### WORK TO BE COMPLETED
Produce a word-for-word copy of the listing below without its pictures.

### RECORDED INFORMATION
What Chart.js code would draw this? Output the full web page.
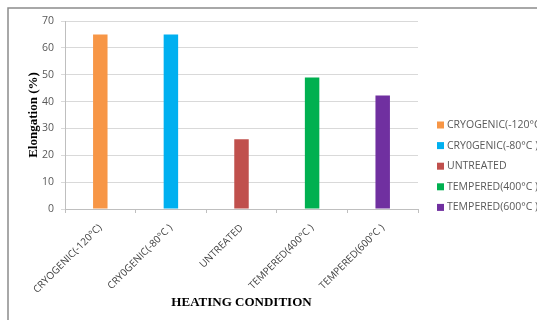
<!DOCTYPE html>
<html>
<head>
<meta charset="utf-8">
<script src="https://cdn.jsdelivr.net/npm/chart.js@4"></script>
<style>
  html, body { margin: 0; padding: 0; background: #fff; }
  #wrap { width: 537px; height: 320px; position: relative; }
</style>
</head>
<body>
<div id="wrap"><canvas id="chart" width="537" height="320"></canvas></div>
<script>
// Heating conditions and measured elongation (%)
const categories = ['CRYOGENIC(-120°C)', 'CRY0GENIC(-80°C )', 'UNTREATED', 'TEMPERED(400°C )', 'TEMPERED(600°C )'];
const legendLabels = ['CRYOGENIC(-120°C', 'CRY0GENIC(-80°C )', 'UNTREATED', 'TEMPERED(400°C )', 'TEMPERED(600°C )'];
const elongation = [65, 65, 26, 49, 42.3];
const barColors = ['#F79646', '#00B0F0', '#C0504D', '#00B050', '#7030A0'];
const yTicks = [0, 10, 20, 30, 40, 50, 60, 70];

const labelFont = '"Open Sans", sans-serif';

// Frame lines along the top and left edges
const framePlugin = {
  id: 'frame',
  beforeDraw(chart) {
    const ctx = chart.ctx;
    ctx.save();
    ctx.fillStyle = '#fff';
    ctx.fillRect(0, 0, chart.width, chart.height);
    ctx.strokeStyle = '#8c8c8c';
    ctx.lineWidth = 1.5;
    ctx.beginPath();
    ctx.moveTo(8, chart.height);
    ctx.lineTo(8, 8);
    ctx.lineTo(chart.width, 8);
    ctx.stroke();
    ctx.restore();
  }
};

// Legend listing each condition with its bar colour, placed right of the plot
const sideLegend = {
  id: 'sideLegend',
  afterDraw(chart) {
    const ctx = chart.ctx;
    ctx.save();
    ctx.font = '10.5px ' + labelFont;
    ctx.textBaseline = 'middle';
    const x0 = 437, y0 = 125, step = 20.6;
    legendLabels.forEach((lbl, i) => {
      const y = y0 + i * step;
      ctx.fillStyle = barColors[i];
      ctx.fillRect(x0, y - 3.5, 7, 7);
      ctx.fillStyle = '#595959';
      ctx.fillText(lbl, x0 + 10, y);
    });
    ctx.restore();
  }
};

new Chart(document.getElementById('chart'), {
  type: 'bar',
  data: {
    labels: categories,
    datasets: [{
      data: elongation,
      backgroundColor: barColors,
      categoryPercentage: 1.0,
      barPercentage: 0.205
    }]
  },
  options: {
    responsive: false,
    animation: false,
    devicePixelRatio: 1,
    layout: { padding: { top: 21, right: 119, bottom: 10, left: 26 } },
    plugins: {
      legend: { display: false },
      tooltip: { enabled: false }
    },
    scales: {
      x: {
        offset: true,
        afterFit(scale) {
          // rotated labels may hang past the left edge; keep the plot where it is
          scale.height = 101;
          scale.paddingLeft = 0;
          scale.paddingRight = 0;
        },
        grid: { drawOnChartArea: false, offset: true, tickLength: 4, color: '#bfbfbf' },
        border: { color: '#bfbfbf' },
        ticks: {
          maxRotation: 45, minRotation: 45, padding: 9,
          color: '#404040',
          font: { family: labelFont, size: 10 }
        },
        title: {
          display: true, text: 'HEATING CONDITION', color: '#000',
          font: { family: '"Liberation Serif", serif', size: 13, weight: 'bold' },
          padding: { top: 4, bottom: 0 }
        }
      },
      y: {
        min: 0, max: 70,
        afterFit(scale) { scale.width = 39; },
        afterBuildTicks(axis) { axis.ticks = yTicks.map(v => ({ value: v })); },
        grid: { color: '#d9d9d9', tickLength: 4 },
        border: { color: '#bfbfbf' },
        ticks: {
          color: '#595959', padding: 7,
          font: { family: labelFont, size: 10.5 }
        },
        title: {
          display: true, text: 'Elongation (%)', color: '#000',
          font: { family: '"Liberation Serif", serif', size: 13, weight: 'bold' },
          padding: { top: 0, bottom: 2 }
        }
      }
    }
  },
  plugins: [framePlugin, sideLegend]
});
</script>
</body>
</html>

### ANSWER TO THIS EXERCISE
What Chart.js code would draw this? Output the full web page.
<!DOCTYPE html>
<html>
<head>
<meta charset="utf-8">
<script src="https://cdn.jsdelivr.net/npm/chart.js@4"></script>
<style>
  html, body { margin: 0; padding: 0; background: #fff; }
  #wrap { width: 537px; height: 320px; position: relative; }
</style>
</head>
<body>
<div id="wrap"><canvas id="chart" width="537" height="320"></canvas></div>
<script>
// Heating conditions and measured elongation (%)
const categories = ['CRYOGENIC(-120°C)', 'CRY0GENIC(-80°C )', 'UNTREATED', 'TEMPERED(400°C )', 'TEMPERED(600°C )'];
const legendLabels = ['CRYOGENIC(-120°C', 'CRY0GENIC(-80°C )', 'UNTREATED', 'TEMPERED(400°C )', 'TEMPERED(600°C )'];
const elongation = [65, 65, 26, 49, 42.3];
const barColors = ['#F79646', '#00B0F0', '#C0504D', '#00B050', '#7030A0'];
const yTicks = [0, 10, 20, 30, 40, 50, 60, 70];

const labelFont = '"Open Sans", sans-serif';

// Frame lines along the top and left edges
const framePlugin = {
  id: 'frame',
  beforeDraw(chart) {
    const ctx = chart.ctx;
    ctx.save();
    ctx.fillStyle = '#fff';
    ctx.fillRect(0, 0, chart.width, chart.height);
    ctx.strokeStyle = '#8c8c8c';
    ctx.lineWidth = 1.5;
    ctx.beginPath();
    ctx.moveTo(8, chart.height);
    ctx.lineTo(8, 8);
    ctx.lineTo(chart.width, 8);
    ctx.stroke();
    ctx.restore();
  }
};

// Legend listing each condition with its bar colour, placed right of the plot
const sideLegend = {
  id: 'sideLegend',
  afterDraw(chart) {
    const ctx = chart.ctx;
    ctx.save();
    ctx.font = '10.5px ' + labelFont;
    ctx.textBaseline = 'middle';
    const x0 = 437, y0 = 125, step = 20.6;
    legendLabels.forEach((lbl, i) => {
      const y = y0 + i * step;
      ctx.fillStyle = barColors[i];
      ctx.fillRect(x0, y - 3.5, 7, 7);
      ctx.fillStyle = '#595959';
      ctx.fillText(lbl, x0 + 10, y);
    });
    ctx.restore();
  }
};

new Chart(document.getElementById('chart'), {
  type: 'bar',
  data: {
    labels: categories,
    datasets: [{
      data: elongation,
      backgroundColor: barColors,
      categoryPercentage: 1.0,
      barPercentage: 0.205
    }]
  },
  options: {
    responsive: false,
    animation: false,
    devicePixelRatio: 1,
    layout: { padding: { top: 21, right: 119, bottom: 10, left: 26 } },
    plugins: {
      legend: { display: false },
      tooltip: { enabled: false }
    },
    scales: {
      x: {
        offset: true,
        afterFit(scale) {
          // rotated labels may hang past the left edge; keep the plot where it is
          scale.height = 101;
          scale.paddingLeft = 0;
          scale.paddingRight = 0;
        },
        grid: { drawOnChartArea: false, offset: true, tickLength: 4, color: '#bfbfbf' },
        border: { color: '#bfbfbf' },
        ticks: {
          maxRotation: 45, minRotation: 45, padding: 9,
          color: '#404040',
          font: { family: labelFont, size: 10 }
        },
        title: {
          display: true, text: 'HEATING CONDITION', color: '#000',
          font: { family: '"Liberation Serif", serif', size: 13, weight: 'bold' },
          padding: { top: 4, bottom: 0 }
        }
      },
      y: {
        min: 0, max: 70,
        afterFit(scale) { scale.width = 39; },
        afterBuildTicks(axis) { axis.ticks = yTicks.map(v => ({ value: v })); },
        grid: { color: '#d9d9d9', tickLength: 4 },
        border: { color: '#bfbfbf' },
        ticks: {
          color: '#595959', padding: 7,
          font: { family: labelFont, size: 10.5 }
        },
        title: {
          display: true, text: 'Elongation (%)', color: '#000',
          font: { family: '"Liberation Serif", serif', size: 13, weight: 'bold' },
          padding: { top: 0, bottom: 2 }
        }
      }
    }
  },
  plugins: [framePlugin, sideLegend]
});
</script>
</body>
</html>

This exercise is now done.